Nails and Rubber Bands. That is the suggestive name of a game played by a group of children (all of them offspring of geometry teachers). The children fix a number of nails on a plank of wood, randomly placed. Then they choose one of the nails to be the Origin, and a number $B$ of rubber bands. The challenge is to use the $B$ rubber bands to wrap the nails so that (i) each rubber band wraps a subset of the nails; (ii) all nails are inside some wrapping; (iii) wrappings do not overlap each other except at the Origin nail, which is touched by all rubber bands; (iv) rubber bands must form wrappings which are convex polygons with at least three corners; and (v) the total area inside the wrappings is the smallest among all possible ways of wrapping the nails. An instance of the game is shown in Figure 1.
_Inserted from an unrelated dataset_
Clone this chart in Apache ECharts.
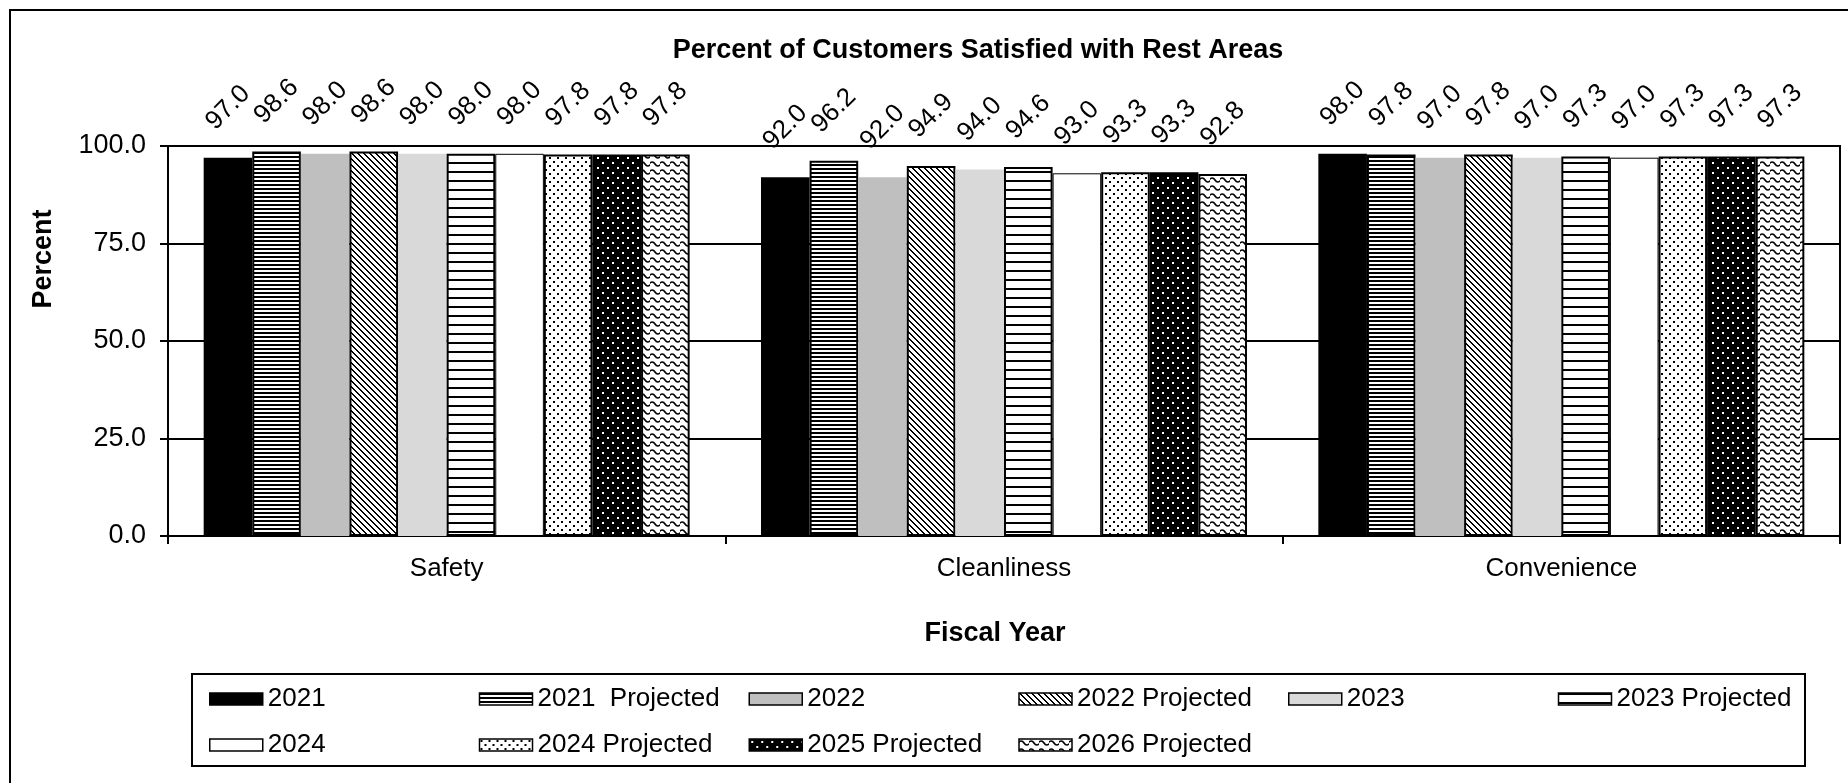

Your program should solve several instances of the game. Each game description starts with a line containing two integers $B$ and $N$, indicating respectively the number of rubber bands and the number of nails ($2 \leq B \leq 50$ and $2B+1 \leq N \leq 101$). The following $N$ lines describe the position of the nails, each line containing two integers $X$ and $Y$ $(-10000 \leq X, Y \leq 10000)$. The origin is the first nail in the input. The end of input is indicated by $B = N = 0$.
In all instances in the input:
- no two nails are in the same point;
- no three nails are in the same line;
- the origin nail does not belong to the convex hull of all nails (that is, if you use one rubber band to wrap all nails, it does not touch the origin nail).
For each game in the input your program should output one line, describing the smallest total area inside the wrappings. The area must be printed as a real number with two-digit precision, and the last decimal digit must be rounded. The input will not contain test cases where differences in rounding are significant.